TC Energy has a $34 billion capital program on the go that will drive revenue and cash flow growth in the next few years. Management still intends to raise the dividend by 3-5% annually over the medium term. That is good news for income investors. The current payout provides a 6.5% dividend yield right now, so you get paid well to wait for a rebound.
BCE
BCE (TSX:BCE) trades near $60 per share at the time of writing. It was as high as $74 this year. The drop doesn’t make much sense given BCE’s reliable revenue stream, strong balance sheet, and its ability to raise prices to offset increasing costs.
BCE gets the majority of its revenue from mobile and internet subscriptions. These are essential services, so people and businesses are unlikely to cut them during difficult economic times. BCE might see sales of new phones drop and the media group could face reduced ad spending across the radio, TV, and digital assets, but these segments represent a relatively small part of the overall revenue mix.

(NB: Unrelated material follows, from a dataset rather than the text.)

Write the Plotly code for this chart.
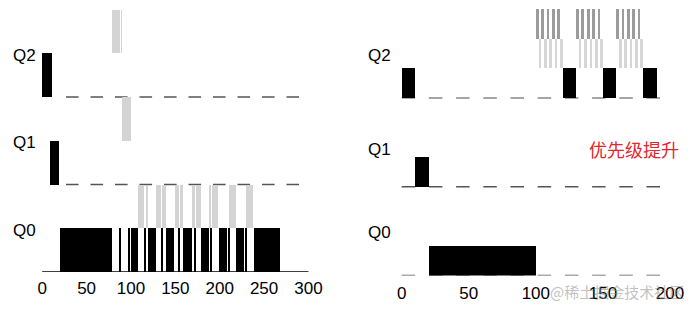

BCE is on track to hit its financial targets in 2022. This should support a dividend increase in 2023. BCE has increased the payout by at least 5% annually for the past 14 years.
At the current share price, investors can get a 6.1% dividend yield.
Bank of Nova Scotia
Bank of Nova Scotia (TSX:BNS) reported fiscal 2022 adjusted earnings that topped the strong 2021 results. Despite the solid performance, the stock is down 28% in 2022. Investors are concerned that a global recession is on the way and could hit profits in both the Canadian and international operations. Bank of Nova Scotia has a large presence in Latin America, with a core focus on Mexico, Peru, Chile, and Colombia. These countries rely on strong commodity markets for revenue, specifically oil and copper. The international group performed very well in fiscal 2022, and that trend could continue next year, even in the midst of an economic downturn.
In Canada, economists broadly expect a mild and short recession to occur in 2023. This could put pressure on revenue and drive up loan losses, but the plunge in Bank of Nova Scotia’s share price is probably excessive. At the current multiple of 8.1 times trailing 12-month earnings, the stock appears undervalued, and investors can now get a 6.3% dividend yield.
The bottom line on top stocks to buy for passive income
Additional downside could be on the way in the near term, but TC Energy, BCE, and Bank of Nova Scotia all pay attractive dividends that should continue to grow. If you have some cash to put to work in a TFSA focused on passive income, these stocks deserve to be on your radar.